Eran dos barrios distintos, aunque sus muros se mezclaran sobre las rocas del cerro que ascendía hasta la ermita de San Cristóbal. Eran dos barrios que se daban la mano aunque estuvieran separados por dos mundos distintos: el de San Cristóbal estaba marcado por la pobreza, por la extrema humildad de sus viviendas, por sus calles de tierra y polvo por donde jamás pasó la modernidad. El de las Piedras estaba más integrado en la vida de la ciudad, formando parte de esa colmena de callejones estrechos que se extendía al norte de la Plaza de Marín, entre la Hoya y la calle de Antonio Vico.
El barrio de San Cristóbal jamás conoció el asfalto y tuvo que vivir anclado en un aislamiento secular que tuvo que sufrir hasta que en los años noventa las palas empezaron a derribar sus viviendas. Su historia está llena de familias que nunca llegaron a conocer el agua potable en sus grifos y no tuvieron jamás el pequeño lujo de un cuarto de baño o al menos de un váter decente. Durante décadas, los vecinos de San Cristóbal vivieron con el agua que le daban los caños públicos que instaló el municipio en aquellos contornos.
Es difícil entender que en aquel terreno tan irregular y pedregoso, asomado al precipicio, vivieron cientos de vecinos que convirtieron aquel laberinto de cuestas de tierra y casas humildes en uno de los barrios más populares de la ciudad que lejos de esconder sus miserias las mostraba desde aquel balcón privilegiado.
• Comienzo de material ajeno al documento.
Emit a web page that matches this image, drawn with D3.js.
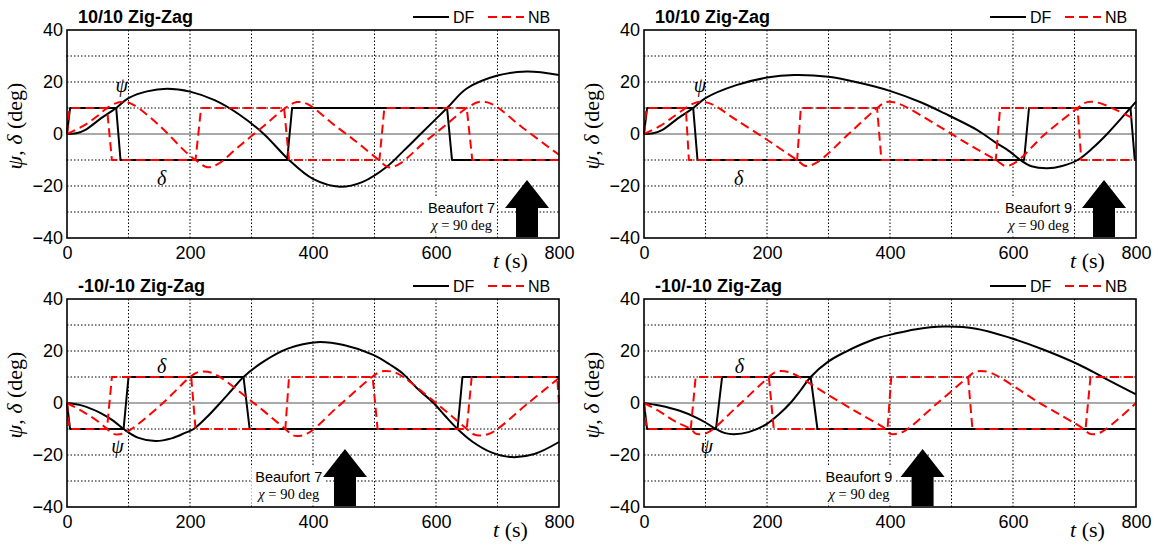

Para descubrir la pobreza de la Chanca y sus cuevas había que ir allí y pisar de cerca el terreno. Sin embargo, para conocer las penurias de San Cristóbal era suficiente con levantar la mirada desde la Puerta de Purchena o desde cualquier rincón del casco histórico. Los viajeros que llegaban en barco al puerto, lo primero que veían antes de desembarcar, era la grandeza de la Alcazaba y sus murallas, la imagen del Corazón de Jesús dándoles la bienvenida y las casillas de San Cristobal precipitándose entre las piedras y las pencas.
Desde la distancia, las casas del arrabal parecían dados que habían quedado esparcidos sin orden sobre la ladera del cerro. Componían un suburbio en el mejor escenario de la ciudad, en un balcón que podría haber sido el mirador natural de Almería hace ya muchos años.
El barrio de las Piedras tenía un linaje distinto y guardaba historias de familias acomodadas que habitaron casas señoriales que fueron desapareciendo lentamente. Si hubo un barrio que recordara como debió de ser la ciudad antigua, ese era el de las Piedras, tan cargado de esa vida remota que se mantuvo intactas hasta hace apenas cuarenta años, cuando todavía era posible ver a los chiquillos jugando al dólar, a los petos o a la comba, o pararse con los vecinos que tomaban el fresco a la sombra que proyectaban las casas.
A los niños de alrededor nos gustaba perdernos por sus calles empinadas, llenas de sombras y sembradas de esquinas donde jugábamos al escondite. Nos gustaban los nombres de sus calles: Solano, Goya, Calabaza, Sol, Lirio, Belluga, Jorge Juan, Solano, Luzán, Covadonga, Jardín, Oro, Laurel, Platón...
Recuerdo la belleza del patio de la Calabaza, en el corazón del barrio de las Piedras. Era un escondite, una madriguera, un rincón agazapado entre la calle Calabaza y la de Goya, donde las viviendas se agrupaban como si fuera un enjambre.
Allí nació un personaje histórico de Almería, el practicante Santiago Vergara, que dejó una profunda huella en sus contemporáneos por ejercer su profesión con generosidad y valentía en días tan complicados como los de la epidemia de 1918, arriesgando su vida al límite para intentar salvar otras. En el patio de la Calabaza estuvo, ya en los años de la posguerra, la célebre carpintería de la familia Bisbal, donde se trabajaba la madera y por donde pasaba la vida del barrio.